Some are completely against the idea, regarding it as an unwarranted concession to Nationalism. Some in the hall perhaps wish the world to be other than it is, wish they were confronting classic Tory issues rather than a constitutional agenda which they find somewhat alien.
Either way, there is no debate on the conference floor here about the option of more powers - despite the fact that the Scottish party leader, Ruth Davidson, emphasised the prospect in her most recent keynote speech and set up a commission, under Lord Strathclyde, to examine such a notion.
Ms Davidson and others say that such a debate at the moment would be inutile - that it is better to wait for Lord Strathclyde and his team to report.
Cue an outbreak of grumbling and discontent from representatives who would have preferred an open conference discussion, rather than the debates which are taking place on the fringe and in the coffee bar.

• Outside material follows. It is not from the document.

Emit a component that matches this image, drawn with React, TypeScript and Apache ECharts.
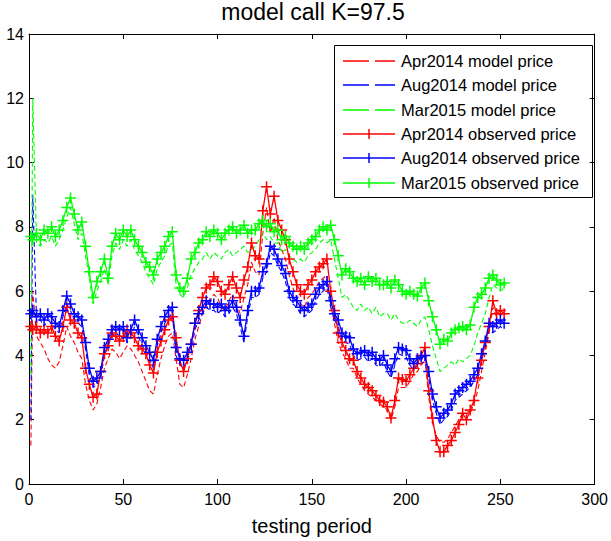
import React, { useEffect, useRef } from "react";
import * as echarts from "echarts";

// sampling grid of the testing period (days)
const days: number[] = [1, 2, ...Array.from({ length: 125 }, (_, i) => 4 + 2 * i)];

// model prices (dashed)
const apr2014Model = [
  1.2, 6.0, 4.6, 4.4, 4.2, 3.9, 3.7, 3.6, 3.8, 4.3,
  4.9, 4.6, 4.4, 4.1, 3.9, 3.1, 2.6, 2.3, 2.5, 3.0,
  3.6, 3.9, 4.2, 4.1, 3.9, 4.1, 4.3, 4.2, 4.0, 3.8,
  3.5, 3.2, 2.9, 2.8, 3.4, 3.9, 4.3, 4.6, 4.7, 3.9,
  3.1, 3.0, 3.4, 3.9, 4.5, 4.9, 5.3, 5.6, 5.7, 5.9,
  5.8, 5.5, 5.4, 5.7, 5.9, 5.6, 5.3, 5.8, 6.2, 6.9,
  6.6, 6.5, 7.8, 8.6, 7.8, 8.3, 7.6, 7.3, 7.0, 6.5,
  6.1, 5.8, 5.6, 5.5, 5.8, 5.9, 6.1, 6.3, 6.4, 6.5,
  5.6, 5.0, 4.4, 4.1, 3.9, 3.6, 3.6, 3.3, 3.1, 2.9,
  2.8, 2.7, 2.6, 2.5, 2.4, 2.3, 2.0, 2.4, 3.0, 3.0,
  3.0, 3.2, 3.4, 3.5, 3.7, 3.9, 2.7, 1.9, 1.5, 1.3,
  1.3, 1.4, 1.6, 1.8, 2.0, 2.2, 2.3, 2.2, 2.5, 2.9,
  3.5, 4.1, 4.7, 5.5, 5.2, 5.3, 5.2,
];
const aug2014Model = [
  2.0, 9.0, 5.1, 5.1, 4.9, 5.1, 5.0, 4.8, 4.7, 5.2,
  5.6, 5.4, 5.1, 5.0, 4.9, 4.2, 3.4, 3.0, 3.1, 3.3,
  4.0, 4.3, 4.6, 4.7, 4.6, 4.7, 4.4, 4.6, 4.9, 4.6,
  4.3, 4.1, 3.9, 3.6, 4.3, 4.7, 5.0, 5.2, 5.3, 4.0,
  3.7, 3.6, 3.9, 4.1, 4.8, 5.1, 5.3, 5.5, 5.4, 5.4,
  5.3, 5.4, 5.2, 5.3, 5.5, 5.3, 4.9, 4.4, 5.2, 5.8,
  5.8, 5.9, 6.4, 6.6, 7.2, 7.1, 6.8, 6.6, 6.3, 5.8,
  5.6, 5.5, 5.3, 5.2, 5.3, 5.4, 5.7, 5.9, 6.0, 6.1,
  5.5, 5.1, 4.9, 4.5, 4.4, 4.35, 4.0, 3.85, 3.9, 3.95,
  3.8, 3.9, 3.7, 3.65, 3.8, 3.5, 3.3, 3.7, 4.05, 4.0,
  3.95, 3.7, 3.55, 3.7, 3.75, 3.8, 3.3, 2.6, 2.2, 1.85,
  2.0, 2.1, 2.3, 2.6, 2.7, 2.8, 2.9, 3.0, 3.2, 3.4,
  3.85, 4.25, 4.8, 4.7, 4.8, 4.9, 4.8,
];
const mar2015Model = [
  3.4, 12.0, 7.5, 7.4, 7.6, 7.5, 7.7, 7.4, 7.6, 7.9,
  8.3, 8.6, 8.1, 7.6, 7.8, 7.1, 6.4, 5.6, 6.0, 6.3,
  6.7, 6.2, 7.1, 7.5, 7.3, 7.6, 7.4, 7.6, 7.3, 7.1,
  6.9, 6.6, 6.4, 6.2, 6.7, 6.9, 7.1, 7.4, 7.5, 6.2,
  5.9, 5.8, 6.1, 6.5, 6.7, 6.9, 7.0, 7.2, 7.0, 7.2,
  7.1, 7.0, 7.2, 7.3, 7.1, 7.2, 7.3, 7.4, 7.2, 7.3,
  7.4, 7.6, 7.8, 7.6, 7.7, 7.5, 7.5, 7.2, 7.3, 7.1,
  7.0, 6.9, 7.0, 6.9, 7.1, 7.2, 7.3, 7.5, 7.6, 7.5,
  7.6, 7.0, 6.4, 5.8, 5.9, 5.7, 5.5, 5.4, 5.6, 5.4,
  5.5, 5.3, 5.5, 5.2, 5.3, 5.3, 5.1, 5.3, 5.1, 5.0,
  5.0, 5.1, 5.0, 4.9, 5.1, 5.2, 4.8, 4.3, 3.9, 3.5,
  3.6, 3.7, 3.8, 3.7, 3.9, 3.8, 3.9, 4.0, 4.3, 4.7,
  5.0, 5.3, 5.8, 6.2, 6.1, 6.0, 6.1,
];

// observed prices (solid with + markers)
const apr2014Observed = [
  4.9, 4.8, 4.9, 4.7, 4.8, 4.7, 4.9, 4.6, 4.45, 4.9,
  5.5, 5.1, 5.0, 4.7, 4.55, 3.6, 3.1, 2.7, 2.8, 3.5,
  4.05, 4.3, 4.7, 4.6, 4.45, 4.6, 4.8, 4.7, 4.55, 4.3,
  4.2, 4.05, 3.7, 3.45, 4.1, 4.45, 4.8, 5.1, 5.2, 4.55,
  3.85, 3.5, 3.9, 4.35, 5.0, 5.4, 5.8, 6.1, 6.2, 6.45,
  6.3, 6.0, 5.9, 6.2, 6.45, 6.1, 5.8, 6.35, 6.75, 7.5,
  7.1, 7.0, 8.5, 9.25, 8.4, 8.95, 8.2, 7.9, 7.6, 7.0,
  6.6, 6.2, 6.0, 5.9, 6.2, 6.35, 6.6, 6.75, 6.85, 7.0,
  6.0, 5.4, 4.7, 4.4, 4.15, 3.9, 3.85, 3.5, 3.3, 3.1,
  3.0, 2.9, 2.75, 2.6, 2.55, 2.4, 2.05, 2.6, 3.3, 3.25,
  3.2, 3.4, 3.6, 3.75, 4.0, 4.25, 2.9, 2.05, 1.35, 1.0,
  1.0, 1.2, 1.35, 1.6, 1.85, 2.2, 2.0, 2.3, 2.6, 3.3,
  3.85, 4.4, 4.9, 5.7, 5.3, 5.4, 5.3,
];
const aug2014Observed = [
  5.3, 5.4, 5.2, 5.3, 5.1, 5.3, 5.2, 5.0, 4.9, 5.4,
  5.85, 5.6, 5.3, 5.2, 5.1, 4.4, 3.6, 3.2, 3.3, 3.5,
  4.25, 4.5, 4.8, 4.9, 4.8, 4.9, 4.55, 4.8, 5.1, 4.8,
  4.55, 4.3, 4.1, 3.85, 4.5, 4.9, 5.2, 5.4, 5.5, 4.25,
  3.9, 3.85, 4.1, 4.35, 5.0, 5.3, 5.5, 5.7, 5.6, 5.6,
  5.5, 5.6, 5.4, 5.5, 5.7, 5.5, 5.1, 4.6, 5.4, 6.0,
  6.0, 6.1, 6.6, 6.85, 7.4, 7.3, 7.0, 6.8, 6.55, 6.0,
  5.8, 5.7, 5.5, 5.4, 5.5, 5.6, 5.9, 6.1, 6.2, 6.3,
  5.7, 5.3, 5.1, 4.7, 4.6, 4.55, 4.2, 4.05, 4.1, 4.15,
  4.0, 4.1, 3.9, 3.85, 4.0, 3.7, 3.5, 3.9, 4.25, 4.2,
  4.15, 3.9, 3.75, 3.9, 3.95, 4.0, 3.5, 2.8, 2.4, 2.05,
  2.2, 2.3, 2.5, 2.8, 2.9, 3.0, 3.1, 3.2, 3.4, 3.6,
  4.05, 4.45, 5.0, 4.9, 5.0, 5.1, 5.0,
];
const mar2015Observed = [
  7.7, 7.6, 7.8, 7.6, 7.9, 7.8, 8.0, 7.7, 7.9, 8.2,
  8.6, 8.9, 8.4, 7.9, 8.15, 7.4, 6.6, 5.8, 6.3, 6.6,
  7.0, 6.4, 7.4, 7.8, 7.6, 7.9, 7.7, 7.9, 7.6, 7.4,
  7.2, 6.9, 6.75, 6.5, 7.0, 7.2, 7.4, 7.7, 7.85, 6.5,
  6.1, 6.0, 6.4, 7.0, 7.2, 7.5, 7.6, 7.85, 7.7, 7.9,
  7.8, 7.6, 7.8, 7.9, 8.0, 7.8, 7.9, 8.05, 7.8, 7.9,
  7.9, 8.1, 8.2, 8.0, 8.1, 7.85, 7.9, 7.6, 7.7, 7.5,
  7.4, 7.3, 7.4, 7.3, 7.5, 7.6, 7.7, 7.9, 8.0, 7.9,
  8.05, 7.6, 7.1, 6.5, 6.7, 6.6, 6.4, 6.3, 6.4, 6.2,
  6.45, 6.3, 6.4, 6.2, 6.2, 6.3, 6.1, 6.35, 6.2, 6.0,
  5.9, 6.0, 5.9, 5.85, 6.1, 6.25, 5.7, 5.2, 4.8, 4.35,
  4.5, 4.45, 4.7, 4.8, 4.85, 4.9, 4.8, 4.95, 5.5, 5.8,
  5.9, 6.1, 6.4, 6.5, 6.35, 6.2, 6.25,
];

const modelNames = ["Apr2014 model price", "Aug2014 model price", "Mar2015 model price"];
const observedNames = ["Apr2014 observed price", "Aug2014 observed price", "Mar2015 observed price"];
const colors = ["#ff0000", "#0000ff", "#00ff00"];
const titleText = "model call K=97.5";
const xLabel = "testing period";

const FONT = "'Liberation Sans', Arial, sans-serif";
const PLUS = "path://M5,0L5,10M0,5L10,5";

function toPairs(vals: number[]) {
  return days.map((d, i) => [d, vals[i]]);
}

function buildLegend() {
  const boxX = 334.5;
  const boxY = 45.5;
  const boxW = 258;
  const boxH = 152;
  const rowY0 = 60.7;
  const rowGap = 24.4;
  const lineX1 = 343;
  const lineX2 = 395;
  const textX = 401;
  const children: any[] = [
    {
      type: "rect",
      shape: { x: boxX, y: boxY, width: boxW, height: boxH },
      style: { fill: "#fff", stroke: "#000", lineWidth: 1 },
    },
  ];
  const entries = [
    ...modelNames.map((n, i) => ({ name: n, color: colors[i], dashed: true })),
    ...observedNames.map((n, i) => ({ name: n, color: colors[i], dashed: false })),
  ];
  entries.forEach((e, k) => {
    const y = Math.round(rowY0 + k * rowGap);
    if (e.dashed) {
      children.push({
        type: "line",
        shape: { x1: lineX1, y1: y, x2: lineX1 + 26, y2: y },
        style: { stroke: e.color, lineWidth: 1.5 },
      });
      children.push({
        type: "line",
        shape: { x1: lineX1 + 32, y1: y, x2: lineX2, y2: y },
        style: { stroke: e.color, lineWidth: 1.5 },
      });
    } else {
      const cx = (lineX1 + lineX2) / 2;
      children.push({
        type: "line",
        shape: { x1: lineX1, y1: y, x2: lineX2, y2: y },
        style: { stroke: e.color, lineWidth: 1.5 },
      });
      children.push({
        type: "line",
        shape: { x1: cx, y1: y - 5, x2: cx, y2: y + 5 },
        style: { stroke: e.color, lineWidth: 1.5 },
      });
    }
    children.push({
      type: "text",
      x: textX,
      y: y,
      style: {
        text: e.name,
        fill: "#000",
        fontSize: 16.5,
        fontFamily: FONT,
        align: "left",
        verticalAlign: "middle",
      },
    });
  });
  return [{ type: "group", z: 100, children }];
}

export default function App() {
  const ref = useRef<HTMLDivElement>(null);
  useEffect(() => {
    document.body.style.margin = "0";
    if (!ref.current) return;
    const chart = echarts.init(ref.current, undefined, { renderer: "svg" });
    const models = [apr2014Model, aug2014Model, mar2015Model];
    const observed = [apr2014Observed, aug2014Observed, mar2015Observed];

    const axisCommon = {
      axisLine: { show: true, onZero: false, lineStyle: { color: "#000", width: 1 } },
      axisTick: { show: true, inside: true, length: 5, lineStyle: { color: "#000", width: 1 } },
      splitLine: { show: false },
    };

    const series: any[] = [];
    models.forEach((m, i) => {
      series.push({
        name: modelNames[i],
        type: "line",
        data: toPairs(m),
        symbol: "none",
        showSymbol: false,
        itemStyle: { color: colors[i] },
        lineStyle: { color: colors[i], width: 1.1, type: [5, 3] },
        z: 2,
      });
    });
    observed.forEach((o, i) => {
      series.push({
        name: observedNames[i],
        type: "line",
        data: toPairs(o),
        symbol: PLUS,
        symbolSize: 11,
        showAllSymbol: true,
        itemStyle: { color: colors[i], borderColor: colors[i], borderWidth: 1.5 },
        lineStyle: { color: colors[i], width: 1.3 },
        z: 3,
      });
    });

    chart.setOption({
      animation: false,
      backgroundColor: "#fff",
      title: {
        text: titleText,
        left: 313,
        top: 0,
        textAlign: "center",
        padding: 0,
        textStyle: { fontSize: 23, fontWeight: "normal", color: "#000", fontFamily: FONT },
      },
      grid: { left: 29, right: 12, top: 34, bottom: 57, containLabel: false },
      xAxis: [
        {
          type: "value",
          min: 0,
          max: 300,
          interval: 50,
          position: "bottom",
          ...axisCommon,
          axisLabel: { color: "#000", fontSize: 16, margin: 7, fontFamily: FONT },
          name: xLabel,
          nameLocation: "middle",
          nameGap: 32,
          nameTextStyle: { fontSize: 20, color: "#000", fontFamily: FONT },
        },
        {
          type: "value",
          min: 0,
          max: 300,
          interval: 50,
          position: "top",
          ...axisCommon,
          axisLabel: { show: false },
        },
      ],
      yAxis: [
        {
          type: "value",
          min: 0,
          max: 14,
          interval: 2,
          position: "left",
          ...axisCommon,
          axisLabel: { color: "#000", fontSize: 16, margin: 5, fontFamily: FONT },
        },
        {
          type: "value",
          min: 0,
          max: 14,
          interval: 2,
          position: "right",
          ...axisCommon,
          axisLabel: { show: false },
        },
      ],
      graphic: buildLegend(),
      series,
    });
    return () => chart.dispose();
  }, []);
  return <div ref={ref} style={{ width: 611, height: 541 }} />;
}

Some senior insiders detect a sub-text. They say that some - not all, some - of the complaints at the absence of a debate are coded criticism of the leader who suggested that more powers be examined.
Certainly, David Cameron went out of his way to bolster Ms Davidson's leadership, going further than the issued text of his speech to back her "every step of the way". The formulation, incidentally, which he later used to endorse the Union.
Mr Cameron's objective in his relatively brief address was to add the element of passion to the arguments for the Union. Statistics alone, economics alone would not suffice, he said. It was important to appeal to the heart as well as the head.
In the hall - which was not entirely full - the audience loved that. They rose to applaud this vigorous endorsement of the second strand in the party's name, that of Unionism.
He made no mention of further powers - nor did Ruth Davidson when she contributed to a Rally for the Union session in the afternoon. (Her main speech comes tomorrow.)
The object plainly was to focus solely, at this stage, upon defending the Union rather than debating alternatives.